A while ago, before he died, I "kinda" knew the historian for the Canadian Pacific Railway. I vividly remember his wording of thoughts on photographs were that "they get more important as time goes on"

Sure enough, the local steam train and regular train pics that I took in the '80s are now keepers. 25 years later. At the time, they were just experimental photographs, taken for interest and fun.

So, how do we properly archive digital photos so that, sometime in the future, ones of interest can be found??

Sure, we can label them "Mom on long walk", but what may be really of interest is not "Mom" but, where she's walking.

Negatives (or slides) can be easily, quickly, scanned. Someone can walk up to my negative collection, and quickly go through it. When things are on CD, that becomes really incredibly difficult.

I'm concerned about it; last year, firing/driving the final dregs of steam in Poland, I took along an older nikon P&S. This year, I'm deciding between my M8, OR FILM. Some of what I did last year is no longer available this year; there really is a seminal change going on; I just try and record it; I'll leave it to others in the future to determine what is important or not.

Scary thought - forgoing digital for film...

JohnS.
 

robertwright

New member
LP's will outlive some of their replacements, whither DVD's now with Blueray?
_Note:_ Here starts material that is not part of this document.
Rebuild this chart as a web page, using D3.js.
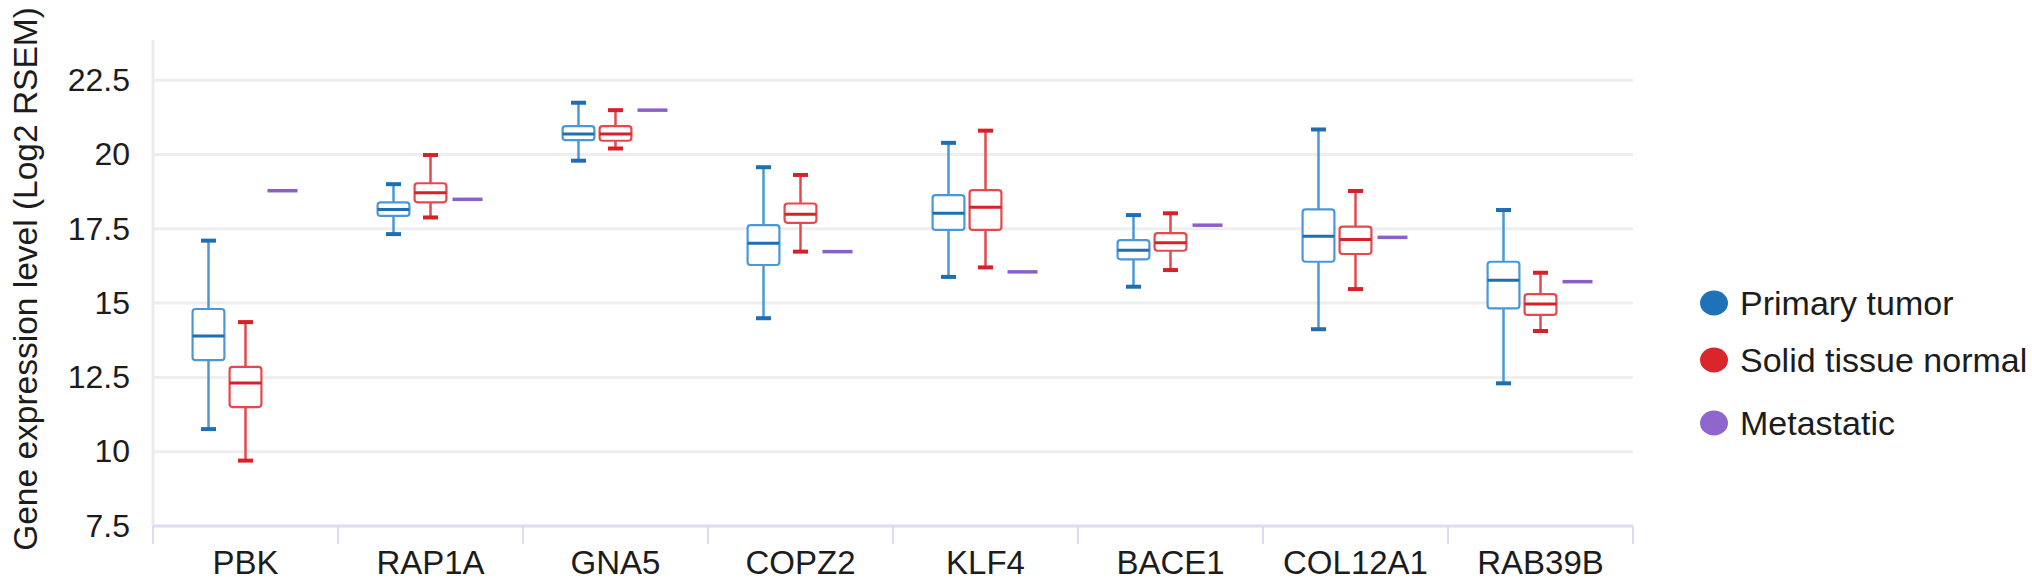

You also have a generation of children who probably have not "bought" a CD. Their music has been downloaded and streamed. And LP's are making a small comeback.

i think if you really want to archive you should probably print those images you really want to protect. We have photographs of our grandparents and greatgrandparents in shoeboxes, certainly not "archived" but they have survived simply because they were durable.

My belief is the vast majority of digital information is simply going to vanish in the convenience of new technologies. The effort required to maintain the "archive" of harddrives and optical discs and mounting terabytes of storage will eventually become an end in itself and not much fun. There is no digital shoebox unfortunately.

The great thing about film is that it is durable and somewhat self-archiving. You can scan what you want but the film is always there should you want to go and retrieve something else. It waits patiently.

I went to an artist talk at Aperture given by Todd Hido and he explained his process of how he develops work, and the contact sheet was crucial for him, new images appear in his daily shooting and they cause him to revisit older work on contacts where he finds other threads and slowly a body of work emerges. It is very difficult to replicate the pleasure of going over old work on contacts in the digital era. Scrolling through gigabytes in Lr is not the same thing. It has caused me to think printing contact sheets from personal shooting on digital might be a good thing. I do miss the binders numbered by roll and by year. It was a tangible diary.